Que dire sur les services associés à l'ADSL ? Rien pour l'instant ne permet d'affirmer que le succès est en vue, mais le passage en force a été décidé par la technologie de façon unilatérale. L'ADSL2Plus fera non seulement IP, mais aussi l'ATM et IP sur ATM, ce qui devrait permettre aux exploitants d'utiliser des multiplexeurs nouveaux tout en valorisant leurs investissements en plaques ATM régionales. Cette ADSL2Plus devrait permettre au moins trois types de service simultanés : la téléphonie vocale, la diffusion de films numériques ou de télévision numérique et l'accès à Internet. L'ensemble sera t-il profitable ? Rien n'est moins certain, car il faut, pour des questions de rentabilité, effectuer un regroupage suffisant des lignes sur les multiplexeurs du réseau téléphonique de distribution et chacun espère que la réponse globale du public sera favorable. Ainsi, dans cet exemple, on voit que l'initiative prise par le groupe d'industriels et de composantiers conduit les exploitants, que le nouveau régime réglementaire a placé en régime de concurrence, à prendre seuls des risques financiers importants. Dans le passé, c'était l'exploitant de réseau qui conduisait l'étude des éléments clés du service (terminal Minitel, télétexte, cabines téléphoniques à carte, etc. et équipements de réseau associés) et qui prenait le risque de lancer les commandes. Aujourd'hui, l'exploitant devient l'instrument de l'action des industriels et pour équilibrer son bilan comptable, il doit négocier avec les fournisseurs de services de son choix. Rien ne prouve que ces services seront en mesure à terme d'équilibrer les charges induites. Rien ne permet non plus de dire que les flux de trafic entrants et sortants s'accommoderont des protocoles de réseau cœur actuellement en place et que d'autres ajustements de flux seront de nouveau nécessaires.
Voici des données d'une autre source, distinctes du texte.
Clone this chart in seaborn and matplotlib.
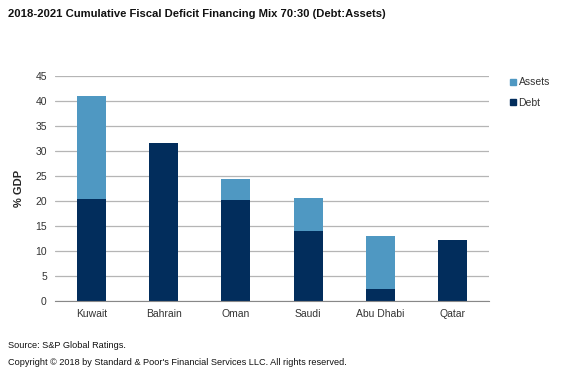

Cycle financier et cycles technologiques

Face à cette situation, le pôle de la demande en services doit être encore enrichi en considérant que les règles bancaires nécessitent aujourd'hui des retours sur investissements de trois à cinq ans. Les exploitants sont astreints à étudier plus en détail les segments de marchés porteurs et à édifier des scénarios de comportement des utilisateurs. Pour qu'un cercle économique se déclare pour certains services, il faudrait atteindre un volant estimé à 10 % des abonnés équipés. Autrefois, les exploitants historiques se tournaient naturellement vers les entreprises qui constituaient leur clientèle cible. Aujourd'hui, les segments de marché prennent en compte le grand public dans sa diversité, les femmes, les enfants, etc. Les adolescents représentent 40 % de certains marchés (messagerie, services musicaux, logiciels, etc.). L'équilibre budgétaire d'un réseau comprend donc désormais une chaîne de services associés, lesquels répondent aux demandes ou aux besoins de plusieurs segments de population et exigent la participation de plusieurs prestataires de services. Plus encore qu'hier, l'enrichissement mutuel entre technologies et usages passe désormais aujourd'hui par les fourches caudines des banques.